The defining feature is the size ladder, so you can match the model to your hardware:
| Size | Type | Notes |
|---|---|---|
| E2B | ~2.3B effective | Smallest; on-device / edge |
| E4B | ~4.5B effective | Edge and mobile |
| 12B | Dense | Mid-size |
| 26B (A4B) | Mixture-of-experts | 26B total, ~4B active per token |
| 31B | Dense | Flagship; local-to-server bridge |
Capabilities
Gemma 4 models are multimodal — text and image input with text output, and audio input on the E2B, E4B and 12B sizes — with a 256K-token context window and multilingual coverage across 140+ languages (Google AI for Developers). They support function calling and fine-tuning, and run across the open ecosystem (Hugging Face, Ollama, LM Studio) as well as Google AI Studio and Vertex AI.
Performance
Google positions Gemma 4 as leading open-weight models at comparable sizes — “byte for byte, the most capable open models” (Google). In practice that means strong capability per parameter rather than frontier capability: Gemma 4 is built to punch above its size class on accessible hardware, not to match the proprietary frontier (Gemini 3.5 Pro, Claude Opus 4.8, GPT-5.5) or the largest open models like DeepSeek V4. Exact benchmark figures vary by size and quantisation, so treat published numbers as host-dependent. See best AI models for where the open-weight field stands.
Pricing and access
Gemma 4 is free to download and self-host under Apache 2.0; there is no first-party per-token price. The weights are published on Google AI for Developers and Hugging Face, and the models run locally (the smallest on phones and laptops, the 31B on a single server GPU) or via third-party hosts, plus Google AI Studio and Vertex AI.
How Gemma 4 compares
- vs Google’s Gemini line — Gemma 4 trades frontier capability for openness and control; for the best quality use Gemini 3.1 Pro or 3.5 Flash, for self-hosting use Gemma 4.

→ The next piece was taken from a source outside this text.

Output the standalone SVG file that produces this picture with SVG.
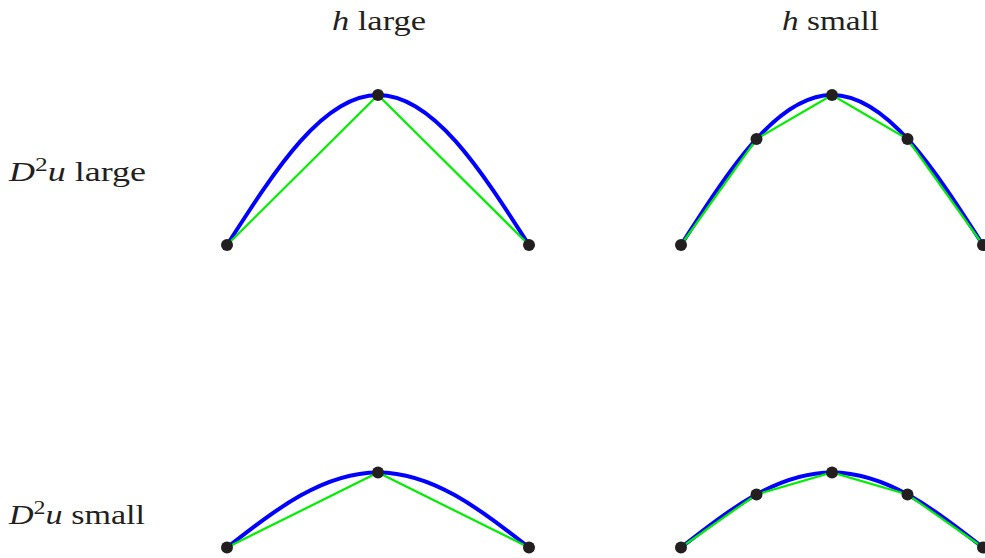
<svg xmlns="http://www.w3.org/2000/svg" width="985" height="558" viewBox="0 0 985 558">
<style>
.lbl{font-family:"Liberation Serif","DejaVu Serif",serif;font-size:27px;fill:#231f20}
.it{font-style:italic}
.curve{fill:none;stroke:#0000ff;stroke-width:4}
.interp{fill:none;stroke:#00ee00;stroke-width:2.2}
.pt{fill:#231f20}
</style>
<rect width="985" height="558" fill="#ffffff"/>
<g id="labels">
<text class="lbl" x="332" y="30" textLength="94" lengthAdjust="spacingAndGlyphs"><tspan class="it">h</tspan> large</text>
<text class="lbl" x="782" y="30" textLength="97" lengthAdjust="spacingAndGlyphs"><tspan class="it">h</tspan> small</text>
<text class="lbl" x="9" y="181" textLength="137" lengthAdjust="spacingAndGlyphs"><tspan class="it">D</tspan><tspan font-size="19" dy="-10">2</tspan><tspan class="it" dy="10">u</tspan> large</text>
<text class="lbl" x="9" y="524" textLength="136" lengthAdjust="spacingAndGlyphs"><tspan class="it">D</tspan><tspan font-size="19" dy="-10">2</tspan><tspan class="it" dy="10">u</tspan> small</text>
</g>
<g id="connectors">
<path class="curve" d="M227,245 C276.25,168.2 323.35,95 378,95 C432.65,95 479.75,168.2 529,245"/>
<path class="curve" d="M681,245 C730.25,168.2 777.35,95 832,95 C886.65,95 933.75,168.2 983,245"/>
<path class="curve" d="M227,547.5 C276.25,509.1 323.35,472.5 378,472.5 C432.65,472.5 479.75,509.1 529,547.5"/>
<path class="curve" d="M681,547.5 C730.25,509.1 777.35,472.5 832,472.5 C886.65,472.5 933.75,509.1 983,547.5"/>
<polyline class="interp" points="227,245 378,95 529,245"/>
<polyline class="interp" points="681,245 756.5,139 832,95 907.5,139 983,245"/>
<polyline class="interp" points="227,547.5 378,472.5 529,547.5"/>
<polyline class="interp" points="681,547.5 756.5,494.5 832,472.5 907.5,494.5 983,547.5"/>
</g>
<g id="node-tl-1"><circle class="pt" cx="227" cy="245" r="6"/></g>
<g id="node-tl-2"><circle class="pt" cx="378" cy="95" r="6"/></g>
<g id="node-tl-3"><circle class="pt" cx="529" cy="245" r="6"/></g>
<g id="node-tr-1"><circle class="pt" cx="681" cy="245" r="6"/></g>
<g id="node-tr-2"><circle class="pt" cx="756.5" cy="139" r="6"/></g>
<g id="node-tr-3"><circle class="pt" cx="832" cy="95" r="6"/></g>
<g id="node-tr-4"><circle class="pt" cx="907.5" cy="139" r="6"/></g>
<g id="node-tr-5"><circle class="pt" cx="983" cy="245" r="6"/></g>
<g id="node-bl-1"><circle class="pt" cx="227" cy="547.5" r="6"/></g>
<g id="node-bl-2"><circle class="pt" cx="378" cy="472.5" r="6"/></g>
<g id="node-bl-3"><circle class="pt" cx="529" cy="547.5" r="6"/></g>
<g id="node-br-1"><circle class="pt" cx="681" cy="547.5" r="6"/></g>
<g id="node-br-2"><circle class="pt" cx="756.5" cy="494.5" r="6"/></g>
<g id="node-br-3"><circle class="pt" cx="832" cy="472.5" r="6"/></g>
<g id="node-br-4"><circle class="pt" cx="907.5" cy="494.5" r="6"/></g>
<g id="node-br-5"><circle class="pt" cx="983" cy="547.5" r="6"/></g>
</svg>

- vs other open models — Against Meta’s Llama, Alibaba’s Qwen, Mistral and DeepSeek, Gemma 4 competes on capability-per-parameter, multimodality and its range of accessible sizes; the largest open models lead on raw capability.
Known limitations
Below the proprietary frontier. Gemma 4 is built for efficiency at accessible sizes, not to match Gemini’s or rivals’ flagships. Not a dedicated reasoning model. It lacks the extended “thinking” modes of the Gemini Pro/Deep Think line. Smaller context than Gemini. 256K tokens is large but well below Gemini’s 1M–2M windows.
FAQ
What is Gemma 4?
Gemma 4 is Google DeepMind’s open-weight model family, released April 2026 under the Apache 2.0 licence. It comes in five sizes from edge-friendly E2B to a 31B dense model, all with a 256K context window and multimodal input, and can be downloaded and used commercially for free.
Is Gemma 4 free and open source?
Yes. It is released under Apache 2.0 — free to download, run, fine-tune and use commercially, with no royalties or usage limits. The weights are on Google AI for Developers and Hugging Face.

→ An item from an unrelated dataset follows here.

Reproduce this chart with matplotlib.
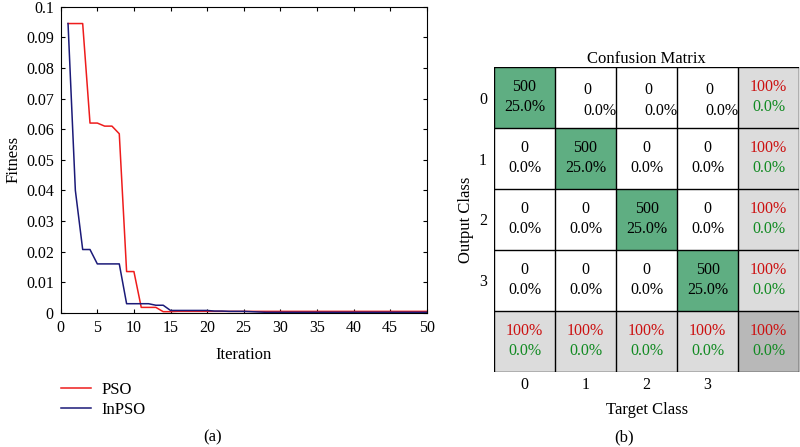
import matplotlib
matplotlib.use('Agg')
import matplotlib.pyplot as plt
import numpy as np

plt.rcParams['font.family'] = ['Liberation Serif', 'DejaVu Serif']
plt.rcParams['font.size'] = 11.5

# 收敛曲线数据
iterations = list(range(1, 51))
pso = [0.0945, 0.0945, 0.0945, 0.062, 0.062, 0.061, 0.061, 0.0585, 0.0135, 0.0135,
       0.0018, 0.0018, 0.0018, 0.0004, 0.0004] + [0.0005] * 35
inpso = [0.0945, 0.040, 0.0207, 0.0207, 0.016, 0.016, 0.016, 0.016, 0.003, 0.003,
         0.003, 0.003, 0.0025, 0.0025, 0.0008, 0.0008, 0.0008, 0.0008, 0.0008, 0.0008,
         0.0006, 0.0006, 0.0005, 0.0005, 0.0005, 0.0004, 0.0003] + [0.0002] * 23

# 混淆矩阵数据
classes = ['0', '1', '2', '3']
counts = [[500, 0, 0, 0],
          [0, 500, 0, 0],
          [0, 0, 500, 0],
          [0, 0, 0, 500]]
row_acc = ['100%', '100%', '100%', '100%']
col_acc = ['100%', '100%', '100%', '100%']
all_acc = '100%'

fig = plt.figure(figsize=(8, 4.47), dpi=100)

# (a) 适应度曲线
ax1 = fig.add_axes([0.0759, 0.300, 0.4575, 0.685])
l1, = ax1.plot(iterations, pso, color='#ee1c1c', lw=1.1, label='PSO')
l2, = ax1.plot(iterations, inpso, color='#1b1a78', lw=1.1, label='InPSO')
ax1.set_xlim(0, 50)
ax1.set_ylim(0, 0.1)
ax1.set_xticks(range(0, 51, 5))
ax1.set_yticks(np.arange(0, 0.101, 0.01))
ax1.set_yticklabels(['0', '0.01', '0.02', '0.03', '0.04', '0.05', '0.06', '0.07',
                     '0.08', '0.09', '0.1'])
ax1.tick_params(direction='in', top=True, right=True, length=3, pad=5)
ax1.set_xlabel('Iteration', fontsize=12, labelpad=8)
ax1.set_ylabel('Fitness', fontsize=12, labelpad=3)
fig.legend(handles=[l1, l2], loc='upper left', bbox_to_anchor=(0.058, 0.18),
           frameon=False, handlelength=1.8, handletextpad=0.6, fontsize=12,
           labelspacing=0.25)
fig.text(0.266, 0.022, '(a)', ha='center', va='center', fontsize=12)

# (b) 混淆矩阵
ax2 = fig.add_axes([0.6175, 0.168, 0.3815, 0.682])
n = len(classes)
total = sum(sum(r) for r in counts)
green = np.array([95, 174, 130]) / 255
white = np.array([1.0, 1.0, 1.0])
grey = np.array([220, 220, 220]) / 255
dark = np.array([184, 184, 184]) / 255
img = np.zeros((n + 1, n + 1, 3))
for i in range(n + 1):
    for j in range(n + 1):
        if i == n and j == n:
            img[i, j] = dark
        elif i == n or j == n:
            img[i, j] = grey
        elif i == j:
            img[i, j] = green
        else:
            img[i, j] = white
ax2.imshow(img, extent=(-0.5, n + 0.5, n + 0.5, -0.5), aspect='auto')
for k in range(n + 2):
    ax2.axhline(k - 0.5, color='black', lw=1.0)
    ax2.axvline(k - 0.5, color='black', lw=1.0)

for i in range(n):
    for j in range(n):
        c = counts[i][j]
        pct = f'{100 * c / total:.1f}%'
        if i == 0 and i != j:
            ax2.text(j - 0.03, i - 0.12, str(c), ha='left', va='center', fontsize=11.5)
            ax2.text(j - 0.03, i + 0.22, pct, ha='left', va='center', fontsize=11.5)
        else:
            ax2.text(j, i - 0.17, str(c), ha='center', va='center', fontsize=11.5)
            ax2.text(j, i + 0.16, pct, ha='center', va='center', fontsize=11.5)
    ax2.text(n, i - 0.17, row_acc[i], ha='center', va='center', color='#cc1111', fontsize=11.5)
    ax2.text(n, i + 0.16, '0.0%', ha='center', va='center', color='#118a22', fontsize=11.5)
for j in range(n):
    ax2.text(j, n - 0.17, col_acc[j], ha='center', va='center', color='#cc1111', fontsize=11.5)
    ax2.text(j, n + 0.16, '0.0%', ha='center', va='center', color='#118a22', fontsize=11.5)
ax2.text(n, n - 0.17, all_acc, ha='center', va='center', color='#cc1111', fontsize=11.5)
ax2.text(n, n + 0.16, '0.0%', ha='center', va='center', color='#118a22', fontsize=11.5)

ax2.set_xlim(-0.5, n + 0.5)
ax2.set_ylim(n + 0.5, -0.5)
ax2.set_xticks(range(n))
ax2.set_xticklabels(classes)
ax2.set_yticks(range(n))
ax2.set_yticklabels(classes)
ax2.tick_params(axis='x', length=0, pad=4)
ax2.tick_params(axis='y', length=0, pad=5)
for s in ax2.spines.values():
    s.set_visible(False)
ax2.set_title('Confusion Matrix', fontsize=12, pad=1)
ax2.set_xlabel('Target Class', fontsize=12, labelpad=6)
ax2.set_ylabel('Output Class', fontsize=12, labelpad=4)
fig.text(0.78, 0.022, '(b)', ha='center', va='center', fontsize=12)

plt.savefig('out.png', dpi=100)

How big are the Gemma 4 models?
Five sizes: E2B (~2.3B effective), E4B (~4.5B), 12B dense, a 26B mixture-of-experts (≈4B active per token), and a 31B dense flagship. Smaller sizes run on phones and laptops; the 31B runs on a single server GPU.

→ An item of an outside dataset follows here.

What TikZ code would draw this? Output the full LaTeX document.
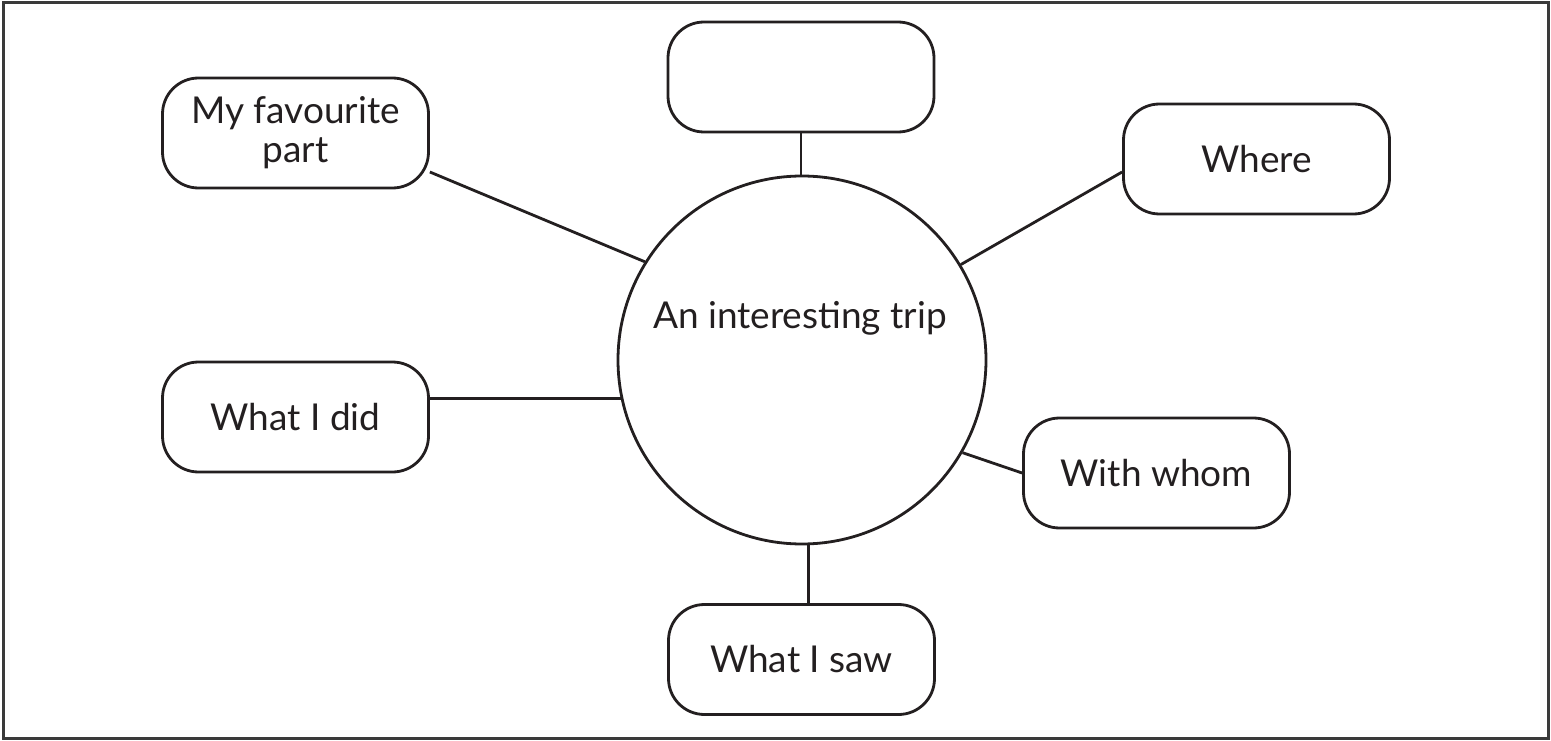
\documentclass[tikz,border=0pt]{standalone}
\usepackage{fontspec}
\setmainfont{Lato}
\definecolor{ink}{HTML}{231F20}
\definecolor{frame}{HTML}{3A3A3A}
\begin{document}
\begin{tikzpicture}[x=1pt,y=-1pt,
  box/.style={draw=ink,line width=2.8pt,rounded corners=36pt,minimum width=266pt,minimum height=110pt,inner sep=0pt,align=center,text=ink,font=\fontsize{37}{39}\selectfont},
  hub/.style={draw=ink,line width=2.8pt,circle,minimum size=368pt,inner sep=0pt},
  link/.style={draw=ink,line width=2.8pt},
  lbl/.style={text=ink,font=\fontsize{37}{39}\selectfont,inner sep=0pt}]
\useasboundingbox (0,0) rectangle (1551,741);
\draw[frame,line width=3pt] (3,3) rectangle (1548,738);
\node[hub] (c) at (802,360) {};
\node[lbl] (ctext) at (800,318) {An interesting trip};
\node[box] (top) at (801,77) {};
\node[box] (fav) at (295.5,133) {My favourite\\part};
\node[box] (where) at (1256.5,159) {Where};
\node[box] (did) at (295.5,417) {What I did};
\node[box] (whom) at (1156.5,473) {With whom};
\node[box] (saw) at (801.5,659.5) {What I saw};
\draw[link] (top.south) -- (top.south |- c.north);
\draw[link] ([yshift=-39pt]fav.east) -- (c.148.4);
\draw[link] ([yshift=-13pt]where.west) -- (c.31.9);
\draw[link] (c.192.8) -- (c.192.8 -| did.east);
\draw[link] (whom.west) -- (c.-30.2);
\draw[link] (c.-88.4) -- (c.-88.4 |- saw.north);
\end{tikzpicture}
\end{document}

Is Gemma 4 as good as Gemini?
No — Gemma 4 is built for strong performance per parameter on accessible hardware, not to match the proprietary Gemini flagships. For top capability use Gemini 3.1 Pro; for self-hosting and fine-tuning, Gemma 4 is the open choice.
Last verified 18 June 2026. Specifications are from Google’s Gemma 4 announcement and developer documentation; exact benchmark figures vary by model size, host and quantisation. Confirm against Google’s official pages before relying on specific numbers.